Recorded data:

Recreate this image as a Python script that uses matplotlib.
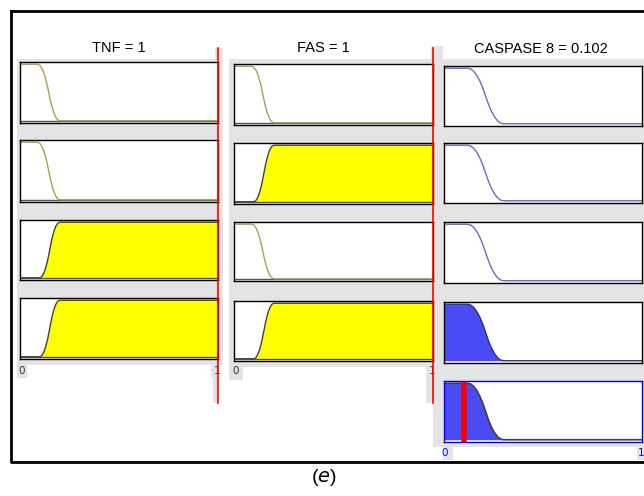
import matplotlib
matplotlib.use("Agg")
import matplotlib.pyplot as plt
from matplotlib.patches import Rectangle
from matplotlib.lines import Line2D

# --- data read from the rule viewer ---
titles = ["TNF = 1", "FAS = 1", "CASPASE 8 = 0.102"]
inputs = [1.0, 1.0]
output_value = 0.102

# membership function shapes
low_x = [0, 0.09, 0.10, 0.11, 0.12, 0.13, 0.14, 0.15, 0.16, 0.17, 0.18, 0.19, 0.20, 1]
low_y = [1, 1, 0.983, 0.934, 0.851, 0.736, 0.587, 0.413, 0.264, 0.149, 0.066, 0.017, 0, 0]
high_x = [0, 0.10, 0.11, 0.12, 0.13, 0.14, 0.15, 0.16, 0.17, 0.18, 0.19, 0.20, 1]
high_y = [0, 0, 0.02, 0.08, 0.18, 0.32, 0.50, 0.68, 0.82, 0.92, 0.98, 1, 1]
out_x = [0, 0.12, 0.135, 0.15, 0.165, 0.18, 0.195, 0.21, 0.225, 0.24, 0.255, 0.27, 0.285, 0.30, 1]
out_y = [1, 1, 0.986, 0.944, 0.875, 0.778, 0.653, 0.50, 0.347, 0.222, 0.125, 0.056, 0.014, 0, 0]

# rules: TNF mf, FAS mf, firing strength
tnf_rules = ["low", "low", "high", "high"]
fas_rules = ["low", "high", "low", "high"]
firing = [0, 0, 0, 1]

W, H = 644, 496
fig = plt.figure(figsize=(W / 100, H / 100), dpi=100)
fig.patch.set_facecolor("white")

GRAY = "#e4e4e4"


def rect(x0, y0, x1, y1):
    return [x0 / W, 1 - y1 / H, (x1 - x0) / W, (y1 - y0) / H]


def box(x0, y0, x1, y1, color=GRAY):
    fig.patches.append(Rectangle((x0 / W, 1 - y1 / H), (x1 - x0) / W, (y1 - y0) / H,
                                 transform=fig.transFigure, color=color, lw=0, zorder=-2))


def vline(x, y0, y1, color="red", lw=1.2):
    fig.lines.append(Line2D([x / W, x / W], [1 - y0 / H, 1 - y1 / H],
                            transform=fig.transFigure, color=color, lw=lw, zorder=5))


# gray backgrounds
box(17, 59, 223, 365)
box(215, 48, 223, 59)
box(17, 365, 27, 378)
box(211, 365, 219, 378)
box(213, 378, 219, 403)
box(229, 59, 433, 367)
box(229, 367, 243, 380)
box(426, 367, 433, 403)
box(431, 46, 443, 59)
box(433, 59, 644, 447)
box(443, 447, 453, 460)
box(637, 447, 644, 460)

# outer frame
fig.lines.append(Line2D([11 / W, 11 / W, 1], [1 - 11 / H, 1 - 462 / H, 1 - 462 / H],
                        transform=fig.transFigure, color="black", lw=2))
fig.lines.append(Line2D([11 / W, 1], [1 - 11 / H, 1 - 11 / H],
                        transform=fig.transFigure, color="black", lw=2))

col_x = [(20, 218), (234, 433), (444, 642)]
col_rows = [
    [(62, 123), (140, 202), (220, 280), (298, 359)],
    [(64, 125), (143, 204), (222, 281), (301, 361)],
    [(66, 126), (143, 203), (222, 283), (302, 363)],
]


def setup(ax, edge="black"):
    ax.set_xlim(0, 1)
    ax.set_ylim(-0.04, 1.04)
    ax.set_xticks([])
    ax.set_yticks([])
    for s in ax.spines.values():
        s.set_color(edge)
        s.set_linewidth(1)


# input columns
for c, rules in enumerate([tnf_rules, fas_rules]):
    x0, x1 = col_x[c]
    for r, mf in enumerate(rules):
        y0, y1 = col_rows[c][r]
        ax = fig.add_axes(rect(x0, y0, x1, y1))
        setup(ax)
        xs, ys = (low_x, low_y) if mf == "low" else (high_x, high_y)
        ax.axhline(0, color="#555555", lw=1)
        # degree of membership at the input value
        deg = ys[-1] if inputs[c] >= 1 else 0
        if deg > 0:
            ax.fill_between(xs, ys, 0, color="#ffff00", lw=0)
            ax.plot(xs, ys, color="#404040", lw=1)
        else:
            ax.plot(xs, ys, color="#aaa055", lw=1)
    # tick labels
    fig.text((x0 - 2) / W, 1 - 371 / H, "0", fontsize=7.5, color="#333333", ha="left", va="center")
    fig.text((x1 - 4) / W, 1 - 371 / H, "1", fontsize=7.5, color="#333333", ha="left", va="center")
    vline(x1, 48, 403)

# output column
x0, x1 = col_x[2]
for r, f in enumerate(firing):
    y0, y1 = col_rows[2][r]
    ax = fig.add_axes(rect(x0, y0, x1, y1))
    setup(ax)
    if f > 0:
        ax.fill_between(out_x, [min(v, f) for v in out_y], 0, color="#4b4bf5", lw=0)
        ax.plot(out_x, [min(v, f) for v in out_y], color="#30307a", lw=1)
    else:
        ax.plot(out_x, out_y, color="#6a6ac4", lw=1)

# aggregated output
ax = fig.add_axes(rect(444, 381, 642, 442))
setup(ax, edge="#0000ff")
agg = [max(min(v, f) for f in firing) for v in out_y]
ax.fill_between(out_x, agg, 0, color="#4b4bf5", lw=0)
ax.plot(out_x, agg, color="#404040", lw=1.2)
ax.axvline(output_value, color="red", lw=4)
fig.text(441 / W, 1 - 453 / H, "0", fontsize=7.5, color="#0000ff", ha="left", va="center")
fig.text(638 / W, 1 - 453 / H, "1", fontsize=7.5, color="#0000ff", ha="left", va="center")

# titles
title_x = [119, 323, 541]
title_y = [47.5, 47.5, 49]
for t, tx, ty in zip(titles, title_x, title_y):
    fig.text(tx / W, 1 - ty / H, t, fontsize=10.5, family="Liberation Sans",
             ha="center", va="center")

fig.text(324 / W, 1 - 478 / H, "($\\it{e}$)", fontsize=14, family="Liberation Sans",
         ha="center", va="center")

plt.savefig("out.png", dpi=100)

Task to complete:
Every line above that contains the word "matplotlib" should be reported.

Complete answer:
Recreate this image as a Python script that uses matplotlib.
import matplotlib
matplotlib.use("Agg")
import matplotlib.pyplot as plt
from matplotlib.patches import Rectangle
from matplotlib.lines import Line2D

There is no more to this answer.